The bill expands direct IDEA funding and parental choice for children with disabilities through education savings accounts but shifts federal dollars out of traditional public delivery, raising risks to public‑school services, oversight/equity, and administrative burdens.
Children with disabilities who are private‑school or home‑schooled gain direct per‑child IDEA funding through education savings accounts that can be used for a wide range of services (tutoring, therapies, curriculum, technology), increasing families' ability to pay for individualized supports.
Students with disabilities who remain in public schools receive funding tied to enrollment, which can make LEA and school budgets more closely reflect actual student counts and needs.
Families get broader choice over how IDEA funds are used because ESAs permit payment for a range of allowable goods and services, enabling more tailored educational supports.
Public schools and LEAs risk losing federal IDEA resources as funds are redirected into ESAs, potentially reducing availability of specialized services for students who remain in public settings.

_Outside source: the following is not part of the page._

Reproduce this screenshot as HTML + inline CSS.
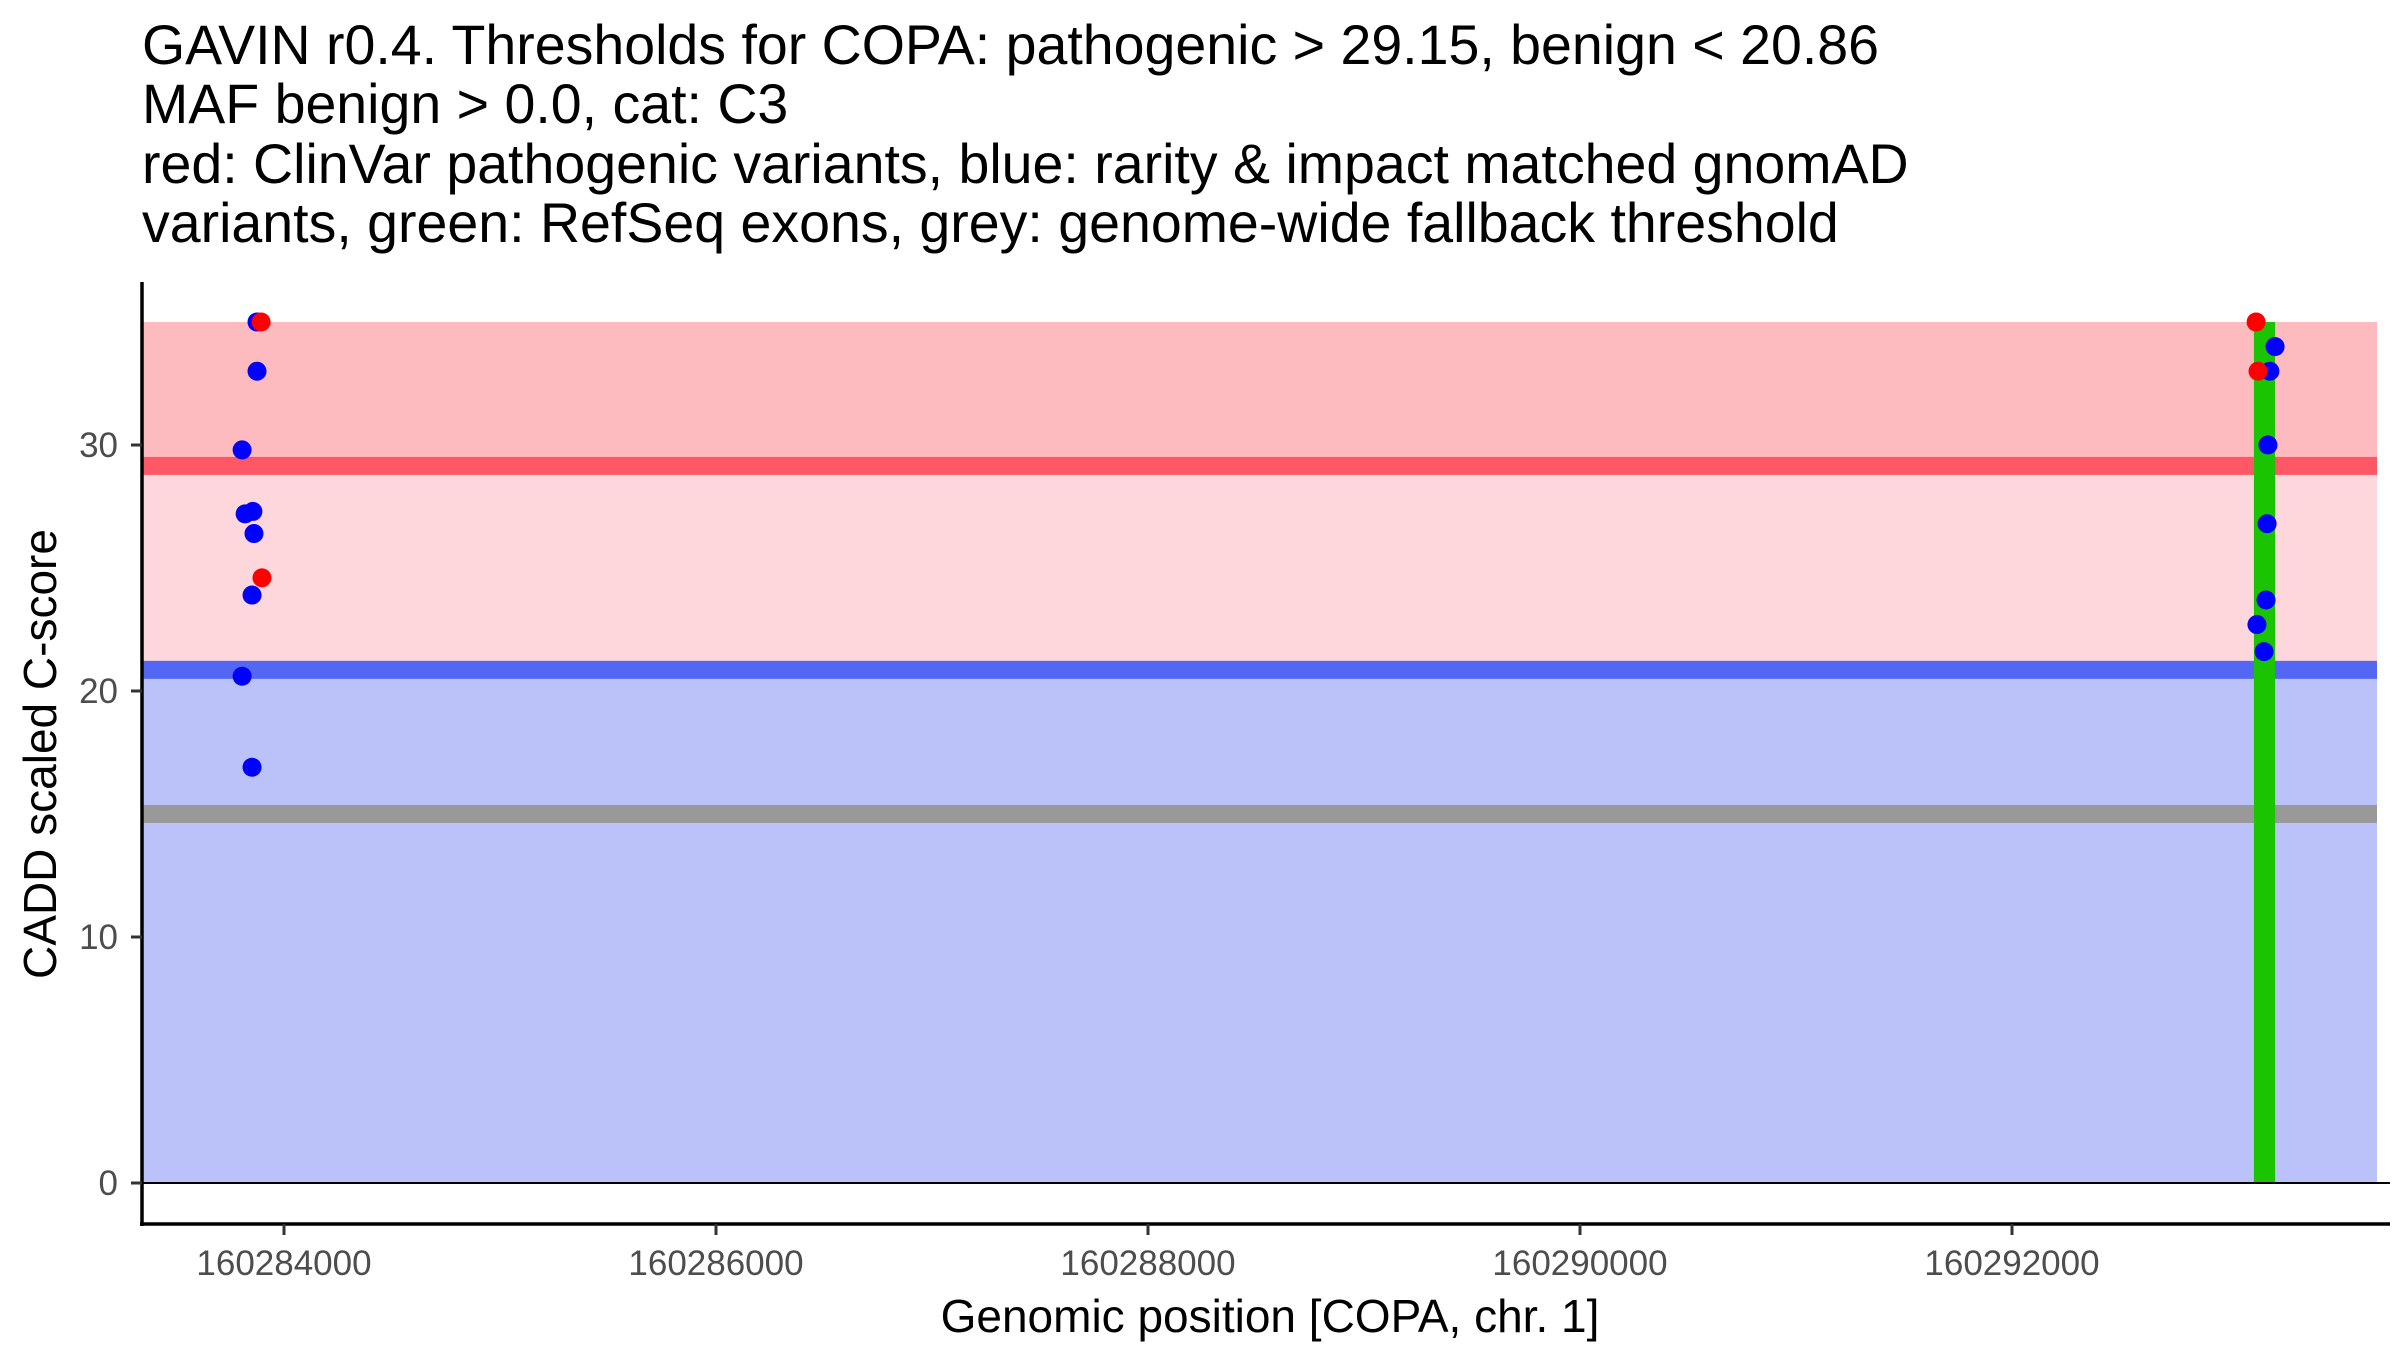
<!DOCTYPE html>
<html><head><meta charset="utf-8"><style>
html,body{margin:0;padding:0;background:#fff;}
svg{display:block;font-family:"Liberation Sans",Arial,sans-serif;}
</style></head><body>
<svg id="chart" width="2400" height="1350" viewBox="0 0 2400 1350" xmlns="http://www.w3.org/2000/svg">
<g font-size="55.5" fill="#000">
<text x="142" y="64">GAVIN r0.4. Thresholds for COPA: pathogenic &gt; 29.15, benign &lt; 20.86</text>
<text x="142" y="123">MAF benign &gt; 0.0, cat: C3</text>
<text x="142" y="183">red: ClinVar pathogenic variants, blue: rarity &amp; impact matched gnomAD</text>
<text x="142" y="242">variants, green: RefSeq exons, grey: genome-wide fallback threshold</text>
</g>
<g id="plot"></g>
</svg>
<script>
const xTicks = [160284000, 160286000, 160288000, 160290000, 160292000];
const yTicks = [0, 10, 20, 30];
const pathogenicThreshold = 29.15;
const benignThreshold = 20.86;
const fallbackThreshold = 15;
const maxScore = 35;
const exonStart = 160293120;
const exonEnd = 160293218;
const blueX = [160283875,160283875,160283806,160283820,160283856,160283861,160283852,160283806,160283852,160293218,160293194,160293185,160293181,160293176,160293134,160293167];
const blueY = [35,33,29.8,27.2,27.3,26.4,23.9,20.6,16.9,34,33,30,26.8,23.7,22.7,21.6];
const redX = [160283894,160283898,160293130,160293139];
const redY = [35,24.6,35,33];

const NS = "http://www.w3.org/2000/svg";
const X0 = 142, X1 = 2390, Y0 = 1183, PXU = 24.6;
function sx(g){ return 284 + (g - 160284000) * 432 / 2000; }
function sy(v){ return Y0 - v * PXU; }
const plot = document.getElementById('plot');
function mk(tag, attrs){ const e = document.createElementNS(NS, tag); for (const k in attrs) e.setAttribute(k, attrs[k]); plot.appendChild(e); return e; }

let e;
e = mk('rect',{x:X0,y:sy(maxScore),width:2377-X0,height:sy(pathogenicThreshold)-sy(maxScore),fill:'#fdbbc0'});
 
e = mk('rect',{x:X0,y:sy(pathogenicThreshold),width:2377-X0,height:sy(benignThreshold)-sy(pathogenicThreshold),fill:'#fed7dc'});
 
e = mk('rect',{x:X0,y:sy(benignThreshold),width:2377-X0,height:sy(0)-sy(benignThreshold),fill:'#bbc2f9'});
 
e = mk('rect',{x:X0,y:sy(pathogenicThreshold)-9,width:2377-X0,height:18,fill:'#fe5766'});
 
e = mk('rect',{x:X0,y:sy(benignThreshold)-9,width:2377-X0,height:18,fill:'#5466f4'});
 
e = mk('rect',{x:X0,y:sy(fallbackThreshold)-9,width:2377-X0,height:18,fill:'#999999'});
 
e = mk('rect',{x:sx(exonStart),y:sy(maxScore),width:sx(exonEnd)-sx(exonStart),height:sy(0)-sy(maxScore),fill:'#1ac400'});
 
e = mk('line',{x1:X0,x2:X1,y1:sy(0),y2:sy(0),stroke:'#000','stroke-width':2});
 

for (let i=0;i<blueX.length;i++){
  e = mk('circle',{cx:sx(blueX[i]),cy:sy(blueY[i]),r:9.5,fill:'#0000ff'});
   
}
for (let i=0;i<redX.length;i++){
  e = mk('circle',{cx:sx(redX[i]),cy:sy(redY[i]),r:9.5,fill:'#ff0000'});
   
}

e = mk('line',{x1:X0,x2:X0,y1:282,y2:1226,stroke:'#000','stroke-width':3.5});
 
e = mk('line',{x1:X0-2,x2:X1,y1:1224,y2:1224,stroke:'#000','stroke-width':3.5});
 

yTicks.forEach(v=>{
  e = mk('line',{x1:X0-11,x2:X0,y1:sy(v),y2:sy(v),stroke:'#333','stroke-width':3});
   
  e = mk('text',{x:X0-24,y:sy(v)+12,'text-anchor':'end','font-size':35,fill:'#4d4d4d'});
  e.textContent = v;
   
});
xTicks.forEach(v=>{
  e = mk('line',{x1:sx(v),x2:sx(v),y1:1224,y2:1235,stroke:'#333','stroke-width':3});
   
  e = mk('text',{x:sx(v),y:1275,'text-anchor':'middle','font-size':35,fill:'#4d4d4d'});
  e.textContent = v;
   
});
e = mk('text',{x:1270,y:1332,'text-anchor':'middle','font-size':46,fill:'#000'});
e.textContent = 'Genomic position [COPA, chr. 1]';
 
e = mk('text',{x:0,y:0,'text-anchor':'middle','font-size':46,fill:'#000',transform:'translate(56,754) rotate(-90)'});
e.textContent = 'CADD scaled C-score';
 
</script>
</body></html>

Providing public funds for private‑school tuition and home‑school services raises oversight and equity concerns, potentially advantaging families who can already navigate alternative schooling and leaving public students with fewer supports.
Implementing per‑child allocations and ESA administration will create new reporting, tracking, and administrative burdens for State and local education agencies — and additional compliance responsibilities for parents.
Based on analysis of 3 sections of legislative text.
Introduced March 21, 2025 by Charles Roy · Last progress March 21, 2025
Requires federal special education (IDEA Part A) funds to “follow the student” by directing State education agencies to allocate money to local school districts for children in public schools and to provide education savings accounts directly to eligible children in private or home schools, with allowable uses listed, annual parent notice and reporting, rules to prevent supplanting, and protections for school lunch eligibility. Two earlier provisions only give the Act a short title and append a blank amendment to ESEA without substantive text.